Federal Reserve Bank of Cleveland President Beth Hammack delivered a cautious message on monetary policy, stating that inflation remains too elevated to justify an immediate rate cut. Her comments come as markets increasingly price out the possibility of easing at the Fed’s July 30 meeting.
Speaking to Fox Business in an interview reported by Bloomberg, Hammack emphasized that policymakers need more evidence before changing course. “We’re not there yet on the inflation side of the mandate,” she stated, signaling resistance to aggressive monetary easing.
The Cleveland Fed president stressed the importance of patience as officials evaluate how new economic policies impact price stability. Her stance reflects broader concerns among Fed officials about moving too quickly and potentially reversing recent progress on inflation control.
Market Expectations Shift as Rate Cut Odds Plummet
Financial markets have adjusted their expectations following recent Fed communications. The CME FedWatch Tool shows a 95.3% probability that the Federal Reserve will maintain the federal funds rate at its current 4.25% to 4.50% range during the July meeting. Only 4.7% of market participants expect a rate reduction this month.
This dramatic shift in market sentiment aligns with Hammack’s cautious approach. Investors now view rate cuts as more likely in the latter half of 2024, contingent on improved inflation data and clearer economic signals.
The wait-and-see approach reflects the majority view among Fed policymakers. While two officials have hinted at potential support for rate cuts, most remain unconvinced that conditions warrant immediate action. Many want to assess the inflationary impact of current trade policies before altering the monetary stance.
Conflicting Voices Emerge Within Fed Leadership
Not all Fed officials share Hammack’s cautious outlook. Fed Governor Christopher Waller recently suggested that monetary policy may be too restrictive, raising the possibility of a July rate cut. Given current economic conditions, Waller argued that the Fed should consider easing this month.

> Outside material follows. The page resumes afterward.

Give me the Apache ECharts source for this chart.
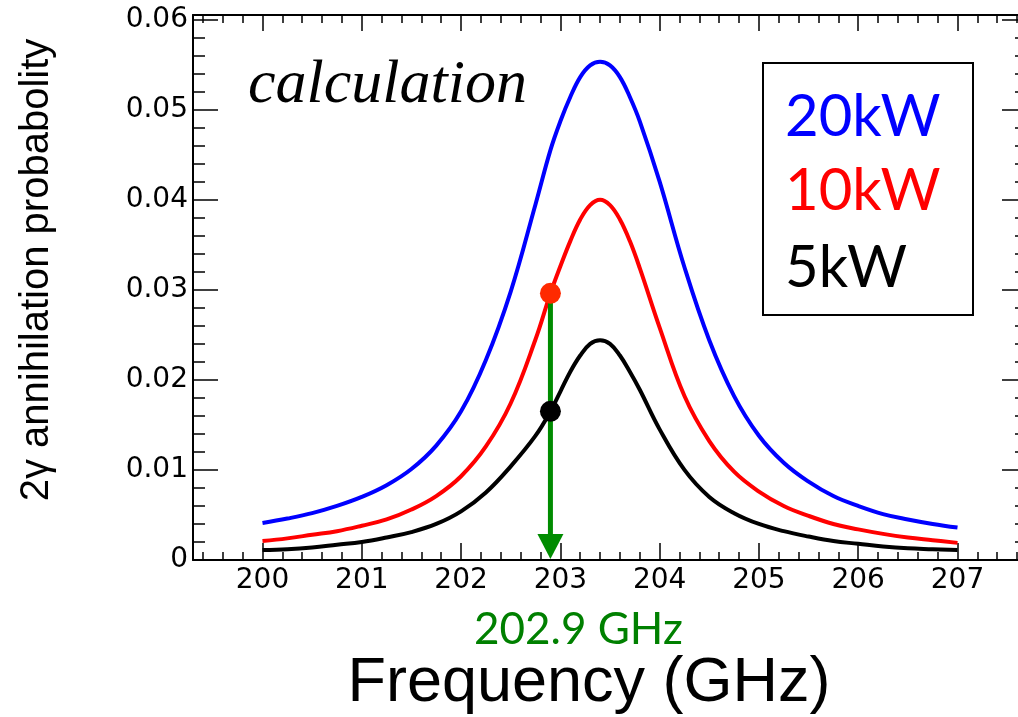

President Donald Trump has also weighed in on monetary policy, calling for rate cuts of at least 300 basis points. Trump claimed that the Federal Reserve’s hesitant approach is causing significant economic losses for the nation.
Despite these calls for action, the prevailing sentiment among Fed officials favors maintaining current rates until inflation shows more sustained improvement. Economic growth continues steadily, but policymakers focus on achieving their dual mandate of price stability and full employment.